Terry Miller

No. 40, 34
- Positions: Running back, kickoff returner

Personal information
- Born: January 7, 1956 (age 70) Columbus, Georgia, U.S.
- Listed height: 5 ft 10 in (1.78 m)
- Listed weight: 196 lb (89 kg)

Career information
- High school: Mitchell (Colorado Springs, Colorado)
- College: Oklahoma State (1974–1977)
- NFL draft: 1978: 1st round, 5th overall pick

Career history
- Buffalo Bills (1978–1980); Seattle Seahawks (1981);

Awards and highlights
- PFWA All-Rookie Team (1978); Unanimous All-American (1977); First-team All-American (1976); 2× Big Eight Offensive Player of the Year (1976, 1977); 3× First-team All-Big Eight (1975–1977); Oklahoma State Cowboys No. 43 retired;

Career NFL statistics
- Rushing yards: 1,583
- Rushing average: 4
- Rushing touchdowns: 8
- Receptions: 35
- Receiving yards: 382
- Kickoff return yards: 480
- Stats at Pro Football Reference
- College Football Hall of Fame

= Terry Miller (running back) =

American football player (born 1956)

Terry Miller (born January 7, 1956) is an American former professional football player who was a running back and kickoff returner in the National Football League (NFL) with the Buffalo Bills and the Seattle Seahawks.

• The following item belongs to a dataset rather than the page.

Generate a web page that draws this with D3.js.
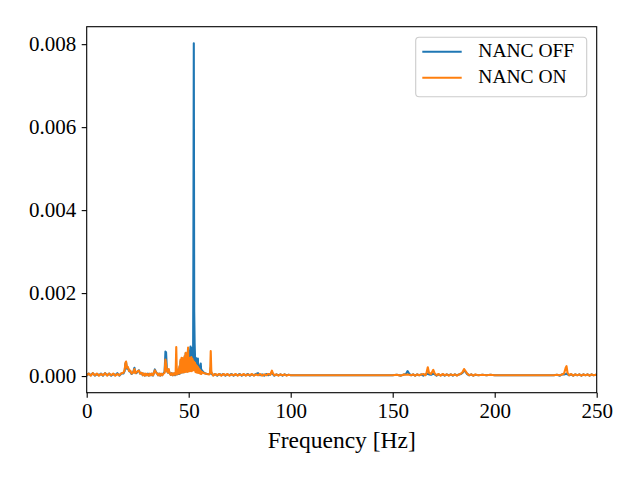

Miller played college football for the Oklahoma State Cowboys. He was twice All-American in 1976 and 1977 and finished second in the 1977 Heisman Trophy voting to winner Earl Campbell.

Miller ran for 1,060 yards in his NFL rookie season, but had only 484 total rushing yards in his second season (second to Bills fullback Curtis Brown). By 1980, with Buffalo having found a star in rookie running back Joe Cribbs, Miller was relegated to mostly Kickoff returner duty. Miller was voted into the College Football Hall of Fame in 2022.